Here’s a great, simple article on applied category theory! I’m glad that it explains a bit about ‘green mathematics’ and my struggle to do mathematics that will help the world.

Natalie Wolchover interviewed me twice for this, and it also features Matteo Capucci, Brendan Fong, Bob Coecke, David Spivak, Amar Hadzihasanovic, Nathaniel Osgood and Tom Leinster.

https://www.quantamagazine.org/can-the-most-abstract-math-make-the-world-a-better-place-20260304/

Can the Most Abstract Math Make the World a Better Place? | Quanta Magazine

Columnist Natalie Wolchover explores whether applied category theory can be “green” math.

Quanta Magazine

@johncarlosbaez very interesting!

I've had to brush up on category theory recently as the work I'm doing right now has become very intertwined with it: the research team I'm on is developing a tool that makes functional programming more convenient (especially for beginners) by automatically coercing values to the right types (even when the coercions are nontrivial). This would essentially allow you to define a function to operate on values of some type T, and then automatically be able to apply that same function to any data structure containing values of type T with just a regular function call (among other things).

In order to do such a thing soundly, we're finding category theory to be a nice way to attack it, although we're still ironing out the specifics.
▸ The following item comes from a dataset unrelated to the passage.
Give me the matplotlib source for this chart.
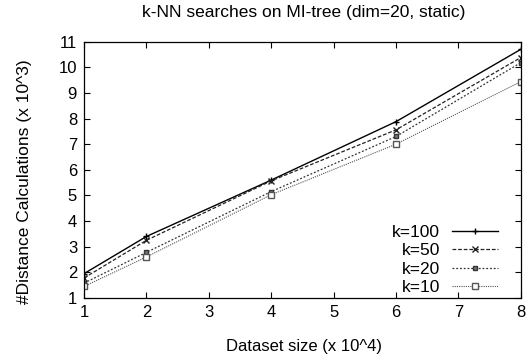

@tarix29 - great! Indeed, when type theory gets sufficiently subtle it tends to be good to bring in category theory. I'm not at all an expert on type theory, but I've listened to lots of conversations where I can't tell whether people are doing category theory or type theory, because the borderline is so fuzzy.
@johncarlosbaez I like the article for sure. I didn't know about your family connection with Joan Baez! I'm glad to know that now. Also, the article provides such a broad view that I'm starved for details. How's the application of category theory, per se, any better than our current choice of using flowcharts and functions? Is there a place where I can read about category theoretic concepts being applied to model, say, a toy real-world problem?

@adityakhanna - in my blog I often talk about my work on applied category theory. Here's a blog article with a link to a more detailed article on how we're applying category theory to public health:

https://johncarlosbaez.wordpress.com/2025/09/11/categories-for-public-health-modeling/

Other people would give you very different examples, but this is my favorite.

Categories for Public Health Modeling

How, exactly, can category theory help modeling in public health? I wrote a paper about this with two people who helped run Canada’s COVID modeling, together with a software engineer and a ma…

Azimuth
@johncarlosbaez oop there doesn't seem to be a link
@adityakhanna - there should be a link now. There are difficulties with posting links to Azimuth: Mastodon claims the owner of the blog needs to give permission, and though the owner is me I don't know how that works. Luckily there is a workaround.